Leon, who wanted to watch the sunrise, had found a premium window seat with a perfect view while Malte slept. After it had been dark at first, the plane broke through the cloud layer, and Leon experienced one of the most beautiful sunrises of his life. In general, the flight against the rising sun was extremely beautiful.

We landed safely and cannot confirm the rather poor reputation of VietJet Airlines in Vietnam. Upon exiting, we were met with very humid air – it had rained heavily.
Malte would have preferred to lay down and continue sleeping at the baggage claim. Leon insisted that he shouldn’t do that, and a compromise was found to sit down briefly at the nearby Highlands Coffee. Leon’s phone was dead, and there was no concrete plan yet for accommodation in Da Nang. So we looked online at some hostels and got a bit of a feel for the prices, but we couldn’t find anything suitable to book for the upcoming night online. It was around 7 a.m., and we would have liked a hotel with early check-in to rest for a bit. Overall, we were both tired, without coffee and a proper breakfast, and therefore very easily irritable. Something needed to happen to keep our spirits from dropping entirely.
So we ordered a Grab and headed into the city center with the plan to inquire at a few hostels in person. It quickly became clear that the prices listed online were significantly lower than what we could book in person at hotels last minute.
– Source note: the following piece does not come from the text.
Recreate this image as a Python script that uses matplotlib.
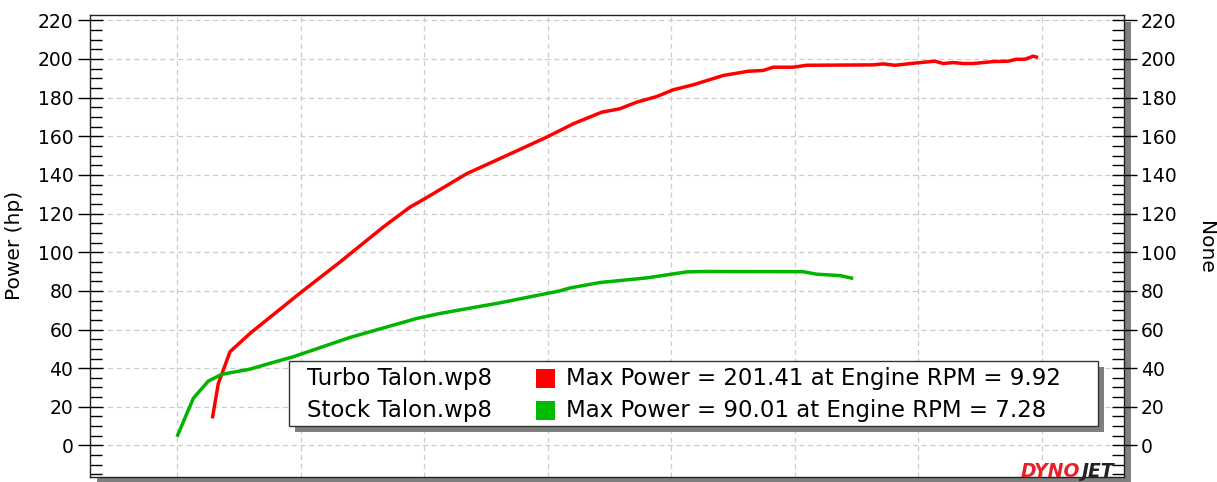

We thought it would be the other way around but were proven wrong. After three tries, we finally wound up at City Hostel, where the prices were bearable, and we were simply welcomed very warmly. The price for early check-in at 60,000 VND was reasonable. We booked two beds in a dorm, and at least Malte lay down to rest.

Leon quickly treated himself to a Pho at the restaurant next door. He got teased a bit by the owner; at least everyone laughed without him understanding why. At his table sat a Vietnamese Californian who advised him on the topic of mopeds and ultimately explained that the plan could turn out to be significantly more complicated than we thought. He seemed experienced, as he traveled to Vietnam for three months every year and used to run a hotel in Da Nang. It was a very nice conversation, but eventually, Leon had to pull himself away and shortly after fell into bed completely exhausted. Both of us got a few hours of sleep, which were necessary but not really refreshing. At some point, Leon woke up, saw that Malte was still asleep, and went to find a café. Malte woke up a few minutes later and looked for something to eat in a restaurant around the corner. There were fried noodles with vegetables and beef.

Leon had taken the Californian’s warning to heart and began searching online for mopeds to rent and gathering experiences from others. Various entries on Reddit led Leon to almost lose faith in the original plan. It was explained by different users what wouldn’t work and why one shouldn’t/couldn’t do the whole thing…way too dangerous/expensive/senseless. Consequently, disappointed, he joined Malte, who had bought a t-shirt after lunch (8 €). Malte was a bit puzzled by the multitude of information Leon had found regarding mopeds in Vietnam. Malte had rented a moped the previous year to travel from Da Nang to Hoi An and had done that relatively smoothly. We agreed on the motto, “let’s just try it out first.”


After a boost in energy in the form of a coconut coffee and a Bac Xiu with grass jelly and some roasted sunflower seeds as a snack (which you can find in almost every café here), we considered our next steps. Malte first called the rental place from back then, but they had closed down permanently. He had compared prices previously and knew there must be some streets in Da Nang with several rentals. Even back then, there were significant price differences depending on how new the mopeds were and whether the rentals were more aimed at European or Vietnamese tourists. We spent the next two hours ringing the door bells in various stores. We were very honest and openly shared our plan to ride mopeds towards or possibly even to Ho Chi Minh. This led many store owners to not want to rent to us from the outset. Others quoted very high prices around 400 € for 21 days. Our options were shrinking until we found ourselves a bit discouraged in front of a rental place where the whole family was already having dinner inside. We asked again, and by this time we had optimized and practiced our pitch, and to our great surprise, there was laughter from the entire family at the mention of Ho Chi Minh, but we were still shown suitable mopeds. The price of 60 €/21 days per moped was absolutely reasonable and, in comparison, so cheap that we could hardly believe it initially.

However, it wasn’t quite that simple, as Leon didn’t have an international driver’s license with him. Long story short, Malte was able to rent a moped, but Leon couldn’t – at least not at first. After a lot of back and forth, chuckling, and some jokes, we found a solution that everyone agreed upon, even if it didn’t initially sound optimal to us. Leon had to leave 15 million VND or about 600 € as a deposit. After he got used to this solution while sitting on the back of Malte’s moped, the next challenge awaited us. Three ATMs from our fee-free favorite bank “TPBank” couldn’t dispense those amounts, or better said, couldn’t dispense any money at all. After some research, we found out that different limits for withdrawals apply at ATMs for all banks in Vietnam. Usually, these are between 2 and 5 million VND. Several ATMs later, we finally got the money together. Quite a hefty amount, indeed.

We drove back to the rental shop, and Leon could finally rent a moped with joy. With our newfound freedom and a proper adrenaline rush, we first went to try a typical specialty of Da Nang—noodle soup. Delicious and easy on our strained stomachs. After eating, we rode around a bit and checked out the Dragon Bridge, which can breathe fire… it’s true, check it out! We also made a detour to the night market, admired the offerings of seafood, but did not consume anything this time to avoid any issues with our digestion.

Since we had to get up early the next day, we even managed to get to bed quite early.